Image: Milena Munera/Pixabay
Des chercheurs québécois ont mis au point un système de surveillance qui aiderait à prévenir les décès pendant les vagues de froid.
Des études scientifiques le soulignent: les vagues de froid causent plus de décès prématurés que les vagues de chaleur. « L’effet du froid sur la santé est plus grave que celui de la chaleur. C’est ce qui nous a motivés à aller de l’avant avec un tel système d’alerte pour les vagues de froid ici, au Québec», indique Fateh Chebana, chercheur en hydrologie statistique à l’Institut national de la recherche scientifique (INRS) et un des auteurs de l’étude publiée dans Science of the Total Environment décrivant ce système dédié au froid – une première dans le monde – qui intègre des données de températures, décès et hospitalisations.

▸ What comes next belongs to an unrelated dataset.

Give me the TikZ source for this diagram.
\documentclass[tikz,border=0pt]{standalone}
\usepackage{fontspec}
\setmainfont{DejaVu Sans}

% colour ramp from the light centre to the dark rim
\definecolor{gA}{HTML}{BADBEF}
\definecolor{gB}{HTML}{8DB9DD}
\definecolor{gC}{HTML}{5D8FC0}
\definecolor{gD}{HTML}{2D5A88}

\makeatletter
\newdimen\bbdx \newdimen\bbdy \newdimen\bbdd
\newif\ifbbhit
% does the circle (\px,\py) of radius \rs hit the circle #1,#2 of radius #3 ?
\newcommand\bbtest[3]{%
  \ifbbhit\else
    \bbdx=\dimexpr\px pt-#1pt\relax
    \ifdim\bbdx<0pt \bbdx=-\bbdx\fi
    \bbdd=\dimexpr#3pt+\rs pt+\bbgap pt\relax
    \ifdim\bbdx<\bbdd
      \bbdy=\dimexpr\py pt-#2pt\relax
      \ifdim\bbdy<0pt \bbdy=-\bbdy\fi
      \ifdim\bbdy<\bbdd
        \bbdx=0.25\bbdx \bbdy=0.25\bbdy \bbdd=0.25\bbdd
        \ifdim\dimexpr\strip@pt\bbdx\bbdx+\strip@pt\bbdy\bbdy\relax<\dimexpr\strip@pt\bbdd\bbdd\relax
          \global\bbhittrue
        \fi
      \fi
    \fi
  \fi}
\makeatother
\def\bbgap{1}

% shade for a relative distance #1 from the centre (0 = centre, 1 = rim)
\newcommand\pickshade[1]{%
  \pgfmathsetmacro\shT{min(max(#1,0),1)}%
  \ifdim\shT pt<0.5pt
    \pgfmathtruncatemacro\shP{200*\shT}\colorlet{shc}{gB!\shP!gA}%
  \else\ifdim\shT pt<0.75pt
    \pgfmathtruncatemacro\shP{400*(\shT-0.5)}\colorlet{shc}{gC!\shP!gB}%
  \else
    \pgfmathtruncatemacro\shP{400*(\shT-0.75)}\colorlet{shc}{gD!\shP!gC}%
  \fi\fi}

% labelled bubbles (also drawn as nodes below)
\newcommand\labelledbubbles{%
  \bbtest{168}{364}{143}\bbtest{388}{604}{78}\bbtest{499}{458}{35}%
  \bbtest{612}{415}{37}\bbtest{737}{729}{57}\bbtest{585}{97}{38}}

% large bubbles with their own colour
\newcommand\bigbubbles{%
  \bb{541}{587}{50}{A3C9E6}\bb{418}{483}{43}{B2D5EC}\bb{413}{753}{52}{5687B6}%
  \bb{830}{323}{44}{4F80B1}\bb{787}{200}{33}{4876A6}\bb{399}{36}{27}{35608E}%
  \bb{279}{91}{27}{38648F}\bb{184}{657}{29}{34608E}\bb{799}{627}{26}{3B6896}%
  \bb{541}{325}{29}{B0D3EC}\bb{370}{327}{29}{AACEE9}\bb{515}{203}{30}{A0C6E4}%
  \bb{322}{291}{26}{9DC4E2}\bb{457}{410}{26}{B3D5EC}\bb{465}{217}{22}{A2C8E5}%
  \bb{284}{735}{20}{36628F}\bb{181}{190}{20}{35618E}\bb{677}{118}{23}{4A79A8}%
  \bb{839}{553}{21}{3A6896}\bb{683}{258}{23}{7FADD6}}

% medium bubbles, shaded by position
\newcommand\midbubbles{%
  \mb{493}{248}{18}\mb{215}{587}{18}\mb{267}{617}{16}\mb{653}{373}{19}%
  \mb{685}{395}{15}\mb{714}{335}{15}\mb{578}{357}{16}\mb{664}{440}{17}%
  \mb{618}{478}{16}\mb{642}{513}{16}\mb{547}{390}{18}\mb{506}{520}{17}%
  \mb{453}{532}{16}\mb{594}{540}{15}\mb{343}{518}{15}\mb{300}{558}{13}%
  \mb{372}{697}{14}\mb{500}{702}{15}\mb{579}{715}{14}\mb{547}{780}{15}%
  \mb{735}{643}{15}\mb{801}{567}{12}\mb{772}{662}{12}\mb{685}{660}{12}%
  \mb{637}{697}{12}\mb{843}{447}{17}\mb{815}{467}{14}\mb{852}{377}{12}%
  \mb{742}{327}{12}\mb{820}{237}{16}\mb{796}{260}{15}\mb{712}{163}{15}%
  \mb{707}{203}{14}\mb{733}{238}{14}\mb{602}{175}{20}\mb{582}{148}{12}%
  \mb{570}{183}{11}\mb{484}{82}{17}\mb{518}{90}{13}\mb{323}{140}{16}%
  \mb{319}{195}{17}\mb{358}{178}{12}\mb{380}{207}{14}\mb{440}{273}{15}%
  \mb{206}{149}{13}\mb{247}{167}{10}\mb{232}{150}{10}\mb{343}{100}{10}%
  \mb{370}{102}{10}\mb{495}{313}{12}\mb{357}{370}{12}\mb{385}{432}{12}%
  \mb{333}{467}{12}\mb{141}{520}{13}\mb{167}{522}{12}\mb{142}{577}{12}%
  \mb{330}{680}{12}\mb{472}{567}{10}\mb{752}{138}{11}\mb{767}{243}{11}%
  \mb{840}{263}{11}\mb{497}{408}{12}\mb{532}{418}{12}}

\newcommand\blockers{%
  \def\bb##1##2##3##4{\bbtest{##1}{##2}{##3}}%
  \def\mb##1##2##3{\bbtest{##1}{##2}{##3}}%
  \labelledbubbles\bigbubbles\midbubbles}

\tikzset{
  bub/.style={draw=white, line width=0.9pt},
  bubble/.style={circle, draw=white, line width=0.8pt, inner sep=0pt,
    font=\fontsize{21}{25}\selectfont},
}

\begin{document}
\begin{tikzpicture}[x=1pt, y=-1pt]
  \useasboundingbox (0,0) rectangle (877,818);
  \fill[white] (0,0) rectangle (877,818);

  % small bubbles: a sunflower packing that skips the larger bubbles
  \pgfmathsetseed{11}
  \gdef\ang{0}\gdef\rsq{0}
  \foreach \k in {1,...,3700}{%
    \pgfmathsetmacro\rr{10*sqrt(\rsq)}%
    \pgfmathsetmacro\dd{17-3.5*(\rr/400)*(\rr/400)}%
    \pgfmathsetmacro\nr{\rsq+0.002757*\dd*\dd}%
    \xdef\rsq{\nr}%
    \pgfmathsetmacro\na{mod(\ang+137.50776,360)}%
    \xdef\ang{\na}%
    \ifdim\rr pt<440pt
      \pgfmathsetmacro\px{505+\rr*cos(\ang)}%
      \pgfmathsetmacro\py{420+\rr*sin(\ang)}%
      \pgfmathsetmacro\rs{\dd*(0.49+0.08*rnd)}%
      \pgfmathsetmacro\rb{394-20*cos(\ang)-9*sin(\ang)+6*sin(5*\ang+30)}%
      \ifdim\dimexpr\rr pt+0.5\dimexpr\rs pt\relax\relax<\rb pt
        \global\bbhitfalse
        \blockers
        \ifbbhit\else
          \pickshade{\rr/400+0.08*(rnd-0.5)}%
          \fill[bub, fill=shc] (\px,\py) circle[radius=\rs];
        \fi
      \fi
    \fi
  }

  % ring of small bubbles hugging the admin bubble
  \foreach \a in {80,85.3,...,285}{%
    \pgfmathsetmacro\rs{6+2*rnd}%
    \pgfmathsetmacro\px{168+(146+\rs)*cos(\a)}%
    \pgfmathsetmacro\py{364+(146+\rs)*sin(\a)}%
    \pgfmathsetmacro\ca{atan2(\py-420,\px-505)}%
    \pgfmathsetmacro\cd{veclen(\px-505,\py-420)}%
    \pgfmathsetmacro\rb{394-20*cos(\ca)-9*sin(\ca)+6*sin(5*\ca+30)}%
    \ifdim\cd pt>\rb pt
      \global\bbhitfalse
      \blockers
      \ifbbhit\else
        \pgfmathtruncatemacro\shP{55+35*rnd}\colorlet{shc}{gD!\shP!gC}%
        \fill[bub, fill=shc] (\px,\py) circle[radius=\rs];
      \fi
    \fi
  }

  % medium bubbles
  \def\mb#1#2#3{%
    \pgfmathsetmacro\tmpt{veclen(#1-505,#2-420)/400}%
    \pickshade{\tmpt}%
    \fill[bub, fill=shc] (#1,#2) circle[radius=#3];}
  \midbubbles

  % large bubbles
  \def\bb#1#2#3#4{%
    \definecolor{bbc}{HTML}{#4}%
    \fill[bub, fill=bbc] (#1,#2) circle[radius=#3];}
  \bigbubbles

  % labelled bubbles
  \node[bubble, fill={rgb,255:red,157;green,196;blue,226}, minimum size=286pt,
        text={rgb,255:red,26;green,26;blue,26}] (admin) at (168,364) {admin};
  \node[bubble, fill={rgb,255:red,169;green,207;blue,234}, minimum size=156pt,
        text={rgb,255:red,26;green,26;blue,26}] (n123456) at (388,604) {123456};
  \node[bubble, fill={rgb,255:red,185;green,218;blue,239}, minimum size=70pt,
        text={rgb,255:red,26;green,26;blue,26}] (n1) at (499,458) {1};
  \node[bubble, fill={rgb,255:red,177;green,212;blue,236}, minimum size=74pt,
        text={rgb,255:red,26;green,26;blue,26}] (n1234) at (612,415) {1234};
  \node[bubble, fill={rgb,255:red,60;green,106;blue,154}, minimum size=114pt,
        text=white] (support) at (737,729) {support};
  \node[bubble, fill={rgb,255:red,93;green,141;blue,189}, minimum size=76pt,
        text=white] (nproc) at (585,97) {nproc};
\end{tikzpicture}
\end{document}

Mais avant d’en arriver à ce type de vigie en cas de froid, Fateh Chebana et son équipe avaient planché sur un système similaire efficace lors des canicules d’été. «Si vous vous souvenez, en 2003, en Europe, il y a eu une importante canicule qui a causé des dizaines de milliers de morts. Les pays n’étaient pas préparés et n’avaient pas avisé leur population en conséquence», observe Fateh Chebana. En 2010, il a travaillé, avec d’autres chercheurs de l’INRS et de l’Institut national de santé publique du Québec (INSPQ), à la création d’un système d’alerte de vagues de chaleur pour l’ensemble de la province québécoise.

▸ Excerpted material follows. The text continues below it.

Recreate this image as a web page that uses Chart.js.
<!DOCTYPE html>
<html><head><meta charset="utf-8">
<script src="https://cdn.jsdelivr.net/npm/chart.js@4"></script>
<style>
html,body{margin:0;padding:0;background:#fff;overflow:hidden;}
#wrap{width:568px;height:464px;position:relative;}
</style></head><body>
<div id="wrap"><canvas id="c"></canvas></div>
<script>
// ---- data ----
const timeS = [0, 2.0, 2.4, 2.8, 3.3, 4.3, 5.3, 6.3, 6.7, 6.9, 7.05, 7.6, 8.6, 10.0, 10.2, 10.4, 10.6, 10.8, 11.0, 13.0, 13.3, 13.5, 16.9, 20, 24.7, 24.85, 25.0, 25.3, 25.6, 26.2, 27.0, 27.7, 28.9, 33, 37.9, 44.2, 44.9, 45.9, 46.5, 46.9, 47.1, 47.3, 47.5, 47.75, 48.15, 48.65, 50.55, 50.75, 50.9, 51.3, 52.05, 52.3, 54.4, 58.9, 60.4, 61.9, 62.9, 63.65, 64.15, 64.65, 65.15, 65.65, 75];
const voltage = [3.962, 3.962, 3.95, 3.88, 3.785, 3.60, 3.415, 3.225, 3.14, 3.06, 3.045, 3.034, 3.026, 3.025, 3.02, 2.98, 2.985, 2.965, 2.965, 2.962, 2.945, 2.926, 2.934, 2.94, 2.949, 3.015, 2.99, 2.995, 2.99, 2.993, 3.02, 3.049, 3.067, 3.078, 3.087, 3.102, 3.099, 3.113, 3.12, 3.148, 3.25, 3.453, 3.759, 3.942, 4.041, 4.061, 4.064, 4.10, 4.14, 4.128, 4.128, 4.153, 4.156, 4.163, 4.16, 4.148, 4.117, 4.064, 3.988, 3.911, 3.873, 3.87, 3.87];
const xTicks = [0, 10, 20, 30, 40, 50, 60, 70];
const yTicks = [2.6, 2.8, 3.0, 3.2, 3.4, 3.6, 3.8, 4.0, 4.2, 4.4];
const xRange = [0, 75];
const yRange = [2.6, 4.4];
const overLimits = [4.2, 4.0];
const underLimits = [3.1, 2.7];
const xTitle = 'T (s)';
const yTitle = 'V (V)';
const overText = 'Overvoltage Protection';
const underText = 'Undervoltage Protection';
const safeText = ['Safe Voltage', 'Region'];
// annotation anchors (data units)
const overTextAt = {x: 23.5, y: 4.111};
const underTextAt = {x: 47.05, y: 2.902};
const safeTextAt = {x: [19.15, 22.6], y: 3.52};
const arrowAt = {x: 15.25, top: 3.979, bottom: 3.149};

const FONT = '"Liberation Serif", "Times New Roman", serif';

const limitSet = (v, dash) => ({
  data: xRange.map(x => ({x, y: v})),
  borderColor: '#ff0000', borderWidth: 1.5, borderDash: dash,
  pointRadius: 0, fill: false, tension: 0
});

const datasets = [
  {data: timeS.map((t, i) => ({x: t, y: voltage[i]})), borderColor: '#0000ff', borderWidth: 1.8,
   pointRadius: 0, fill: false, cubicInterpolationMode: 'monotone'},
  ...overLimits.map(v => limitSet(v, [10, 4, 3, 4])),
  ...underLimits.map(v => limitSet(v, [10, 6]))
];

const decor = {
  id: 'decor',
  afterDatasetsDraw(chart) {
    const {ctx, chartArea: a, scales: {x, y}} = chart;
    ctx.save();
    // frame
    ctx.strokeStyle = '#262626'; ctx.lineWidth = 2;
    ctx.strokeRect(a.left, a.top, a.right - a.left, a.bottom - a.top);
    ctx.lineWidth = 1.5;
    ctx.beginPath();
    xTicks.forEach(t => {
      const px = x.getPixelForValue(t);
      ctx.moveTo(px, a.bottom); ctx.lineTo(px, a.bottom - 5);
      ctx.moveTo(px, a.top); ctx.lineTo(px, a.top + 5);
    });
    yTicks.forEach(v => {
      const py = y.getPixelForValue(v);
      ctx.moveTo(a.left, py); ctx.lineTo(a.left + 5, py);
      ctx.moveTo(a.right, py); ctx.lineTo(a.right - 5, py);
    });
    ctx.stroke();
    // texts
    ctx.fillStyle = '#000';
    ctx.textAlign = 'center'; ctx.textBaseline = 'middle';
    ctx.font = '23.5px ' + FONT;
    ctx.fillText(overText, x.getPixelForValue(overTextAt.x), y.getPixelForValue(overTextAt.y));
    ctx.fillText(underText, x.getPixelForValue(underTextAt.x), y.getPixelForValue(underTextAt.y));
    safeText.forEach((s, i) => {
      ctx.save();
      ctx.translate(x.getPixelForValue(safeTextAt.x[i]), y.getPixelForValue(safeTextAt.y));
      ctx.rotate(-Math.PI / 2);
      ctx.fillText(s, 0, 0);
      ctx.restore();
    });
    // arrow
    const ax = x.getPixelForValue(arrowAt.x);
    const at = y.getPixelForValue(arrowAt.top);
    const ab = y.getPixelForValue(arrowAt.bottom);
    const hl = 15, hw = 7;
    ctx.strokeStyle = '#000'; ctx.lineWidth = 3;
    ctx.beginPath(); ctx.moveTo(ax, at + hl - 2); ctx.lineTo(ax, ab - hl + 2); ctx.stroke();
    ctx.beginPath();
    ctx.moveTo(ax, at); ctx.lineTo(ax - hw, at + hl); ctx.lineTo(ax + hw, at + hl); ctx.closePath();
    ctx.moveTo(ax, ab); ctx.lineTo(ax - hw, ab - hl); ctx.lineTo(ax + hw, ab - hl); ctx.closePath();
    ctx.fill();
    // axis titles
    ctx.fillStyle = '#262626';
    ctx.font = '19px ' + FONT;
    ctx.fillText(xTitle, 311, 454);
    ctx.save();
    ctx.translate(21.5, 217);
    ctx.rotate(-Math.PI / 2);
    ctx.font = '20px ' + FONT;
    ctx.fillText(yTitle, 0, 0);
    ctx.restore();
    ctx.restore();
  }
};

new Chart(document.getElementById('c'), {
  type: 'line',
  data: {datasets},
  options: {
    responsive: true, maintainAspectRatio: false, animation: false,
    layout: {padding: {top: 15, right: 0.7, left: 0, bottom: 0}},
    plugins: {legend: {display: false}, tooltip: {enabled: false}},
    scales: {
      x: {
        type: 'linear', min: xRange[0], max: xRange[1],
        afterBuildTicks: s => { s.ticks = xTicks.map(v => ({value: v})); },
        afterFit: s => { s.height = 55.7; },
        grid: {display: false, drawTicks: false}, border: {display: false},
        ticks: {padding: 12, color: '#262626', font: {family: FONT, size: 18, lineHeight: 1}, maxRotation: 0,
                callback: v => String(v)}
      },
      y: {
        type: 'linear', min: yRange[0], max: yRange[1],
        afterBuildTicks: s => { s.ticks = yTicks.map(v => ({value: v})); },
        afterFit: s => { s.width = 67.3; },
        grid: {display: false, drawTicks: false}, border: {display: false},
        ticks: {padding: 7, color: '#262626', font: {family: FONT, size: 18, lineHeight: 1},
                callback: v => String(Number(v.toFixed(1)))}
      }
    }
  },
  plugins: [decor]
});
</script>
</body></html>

Sa collègue Céline Campagna de l’INSPQ explique qu’en surveillant la météo, les hospitalisations et les décès dans chaque région, on est en mesure d’agir rapidement et de réduire les hospitalisations en lien avec les vagues de chaleur. Cependant, ce qui inquiète le plus les autorités de santé publique, ce sont les vagues de froid. Il était donc essentiel aux yeux des chercheurs de l’INRS et de l’INPSQ de se doter d’un tel système.

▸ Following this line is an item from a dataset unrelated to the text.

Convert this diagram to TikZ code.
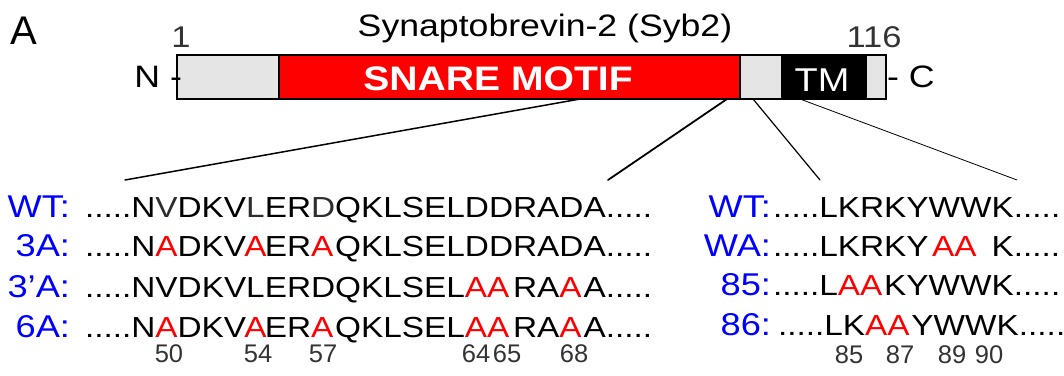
\documentclass[tikz,border=0pt]{standalone}
\usepackage{fontspec}
\usepackage{calc}
\setmainfont{Liberation Sans}[FakeStretch=1.15]
\newfontfamily\plainsans{Liberation Sans}
\definecolor{mutred}{RGB}{255,0,0}
\definecolor{lblblue}{RGB}{0,0,255}
\definecolor{boxgray}{RGB}{229,229,229}
\definecolor{numgray}{RGB}{51,51,51}
\definecolor{softblk}{RGB}{45,45,45}
% residue in softer tone
\newcommand\gres[1]{\textcolor{softblk}{#1}}
% mutated residue(s), set in the width of the wild-type residue(s)
\newcommand\swap[3][l]{\makebox[\widthof{#2}][#1]{\textcolor{mutred}{#3}}}
\begin{document}
\begin{tikzpicture}[x=1pt,y=-1pt,
  txt/.style={inner sep=0pt,outer sep=0pt},
  seq/.style={txt,anchor=base west,font=\fontsize{29}{29}\selectfont},
  lbl/.style={txt,anchor=base east,text=lblblue,font=\fontsize{31.5}{31.5}\selectfont},
  num/.style={txt,anchor=base,text=numgray,font=\plainsans\fontsize{25.5}{25.5}\selectfont},
  seg/.style={draw=black,line width=1.4pt},
  zoomline/.style={draw=black,line cap=round}]
\useasboundingbox (0,0) rectangle (1064,375);

% panel letter and title
\node[txt,anchor=base west,font=\plainsans\fontsize{40}{40}\selectfont] (panel) at (10,44) {A};
\node[txt,anchor=base,font=\fontsize{31}{31}\selectfont] (title) at (545,36) {Synaptobrevin-2 (Syb2)};
\node[txt,anchor=base,text=numgray,font=\fontsize{30}{30}\selectfont] (first) at (181,47) {1};
\node[txt,anchor=base,text=numgray,font=\fontsize{30}{30}\selectfont] (last) at (874,47) {116};

% domain bar
\fill[boxgray] (177,55) rectangle (279,99);
\fill[mutred] (279,55) rectangle (740,99);
\fill[boxgray] (740,55) rectangle (782,99);
\fill[black] (782,55) rectangle (866,99);
\fill[boxgray] (866,55) rectangle (886,99);
\draw[seg] (279,55) -- (279,99) (740,55) -- (740,99) (782,55) -- (782,99) (866,55) -- (866,99);
\draw[seg] (177,55) rectangle (886,99);
\node[txt,anchor=base,text=white,font=\bfseries\fontsize{34}{34}\selectfont] (snare) at (498,90) {SNARE MOTIF};
\node[txt,anchor=base,text=white,font=\fontsize{33}{33}\selectfont] (tm) at (822,91) {TM};
\node[txt,anchor=base east,font=\fontsize{31}{31}\selectfont] (nterm) at (182,87) {N -};
\node[txt,anchor=base west,font=\fontsize{31}{31}\selectfont] (cterm) at (887,87) {- C};

% zoom connectors
\coordinate (b1) at (580,99);  \coordinate (s1) at (125,180);
\coordinate (b2) at (727,99);  \coordinate (s2) at (608,180);
\coordinate (b3) at (753,99);  \coordinate (s3) at (820,180);
\coordinate (b4) at (800,99);  \coordinate (s4) at (1017,180);
\draw[zoomline,line width=1.5pt] (b1) -- (s1);
\draw[zoomline,line width=1.8pt] (b2) -- (s2);
\draw[zoomline,line width=1.2pt] (b3) -- (s3);
\draw[zoomline,line width=0.8pt] (b4) -- (s4);

% SNARE motif sequences
\node[lbl] (lwt) at (70,217) {WT:};
\node[lbl] (l3a) at (70,256) {3A:};
\node[lbl] (l3p) at (70,297) {3’A:};
\node[lbl] (l6a) at (70,337) {6A:};
\node[seq] (swt) at (85,217) {.....N\gres{V}DKV\gres{L}ER\gres{D}QKLSELDDRADA.....};
\node[seq] (s3a) at (85,256) {.....N\swap{V}{A}DKV\swap[c]{L}{A}ER\swap{D}{A}QKLSELDDRADA.....};
\node[seq] (s3p) at (85,297) {.....NVDKVLERDQKLSEL\swap{DD}{AA}RA\swap{D}{A}A.....};
\node[seq] (s6a) at (85,337) {.....N\swap{V}{A}DKV\swap[c]{L}{A}ER\swap{D}{A}QKLSEL\swap{DD}{AA}RA\swap{D}{A}A.....};
\node[num] (n50) at (169,362) {50};
\node[num] (n54) at (258,362) {54};
\node[num] (n57) at (323,362) {57};
\node[num] (n64) at (476,362) {64};
\node[num] (n65) at (507,362) {65};
\node[num] (n68) at (574,362) {68};

% juxtamembrane sequences
\node[lbl] (rwt) at (771,217) {WT:};
\node[lbl] (rwa) at (771,256) {WA:};
\node[lbl] (r85) at (771,295) {85:};
\node[lbl] (r86) at (771,335) {86:};
\node[seq] (qwt) at (773,217) {.....LKRKYWWK.....};
\node[seq] (qwa) at (773,256) {.....LKRKY\makebox[\widthof{WW}][l]{\hspace{0.12em}\textcolor{mutred}{AA}}K.....};
\node[seq] (q85) at (773,295) {.....L\swap{KR}{AA}KYWWK.....};
\node[seq] (q86) at (778,335) {.....LK\swap{RK}{AA}YWWK.....};
\node[num] (m85) at (849,363) {85};
\node[num] (m87) at (900,363) {87};
\node[num] (m89) at (952,363) {89};
\node[num] (m90) at (989,363) {90};
\end{tikzpicture}
\end{document}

« On le sait depuis des années que le froid cause beaucoup de décès au Québec. Ce n’est nécessairement lorsqu’il y a un froid extrême. Juste le fait que ça soit plus froid que d’habitude peut provoquer des décès. En santé publique et en épidémiologie, on voit une relation très claire entre le froid et la mortalité, que ce soit ici ou en Europe du Nord», affirme Céline Campagna, responsable scientifique du programme sur les changements climatiques et la santé à l’INSPQ. Elle souligne que les personnes souffrant de maladies chroniques, comme les maladies cardiovasculaires ou respiratoires, sont plus susceptibles d’être affectées. «Les hospitalisations ou les décès peuvent survenir 2 jours après une vague de froid, parfois même jusqu’à 2 semaines après l’exposition au froid», ajoute-t-elle.
À partir de quel seuil est-ce dangereux pour les personnes plus vulnérables? L’équipe de chercheurs a pu déterminer des seuils de température en-dessous desquels l’on observe une surmortalité et à partir desquels une alerte pourrait être déclenchée et communiquée aux différentes directions de santé publique. Ces seuils varient entre -15 °C et -23 °C le jour et -20 °C et -29 °C la nuit. «Ce ne sont pas des températures extrêmes au Québec, mais on voit qu’à partir de ces niveaux-là, il y a des hausses de la mortalité», constate Céline Campagna. Quant aux surplus d’hospitalisations causées par le froid, les seuils sont compris entre -13°C et -23°C le jour et -17°C et -30°C la nuit.
Pour l’instant, les seuils sont les mêmes tout au long de l’hiver, mais les chercheurs prévoient faire évoluer leur système. Par exemple, ils voudraient tenir compte de la mortalité plus importante au début de l’hiver. «On remarque une plus grande mortalité liée à ces seuils au début de janvier. Pourtant, en février, il fait plus froid, mais le corps a eu le temps de s’acclimater», mentionne Mme Campagna.
Bien que la pandémie de COVID-19 ralentisse la mise en place du système d’alerte de vagues de froid, le chercheur de l’INRS Fateh Chebana soulève que déjà, d’autres villes canadiennes sont intéressées à le tester cet hiver.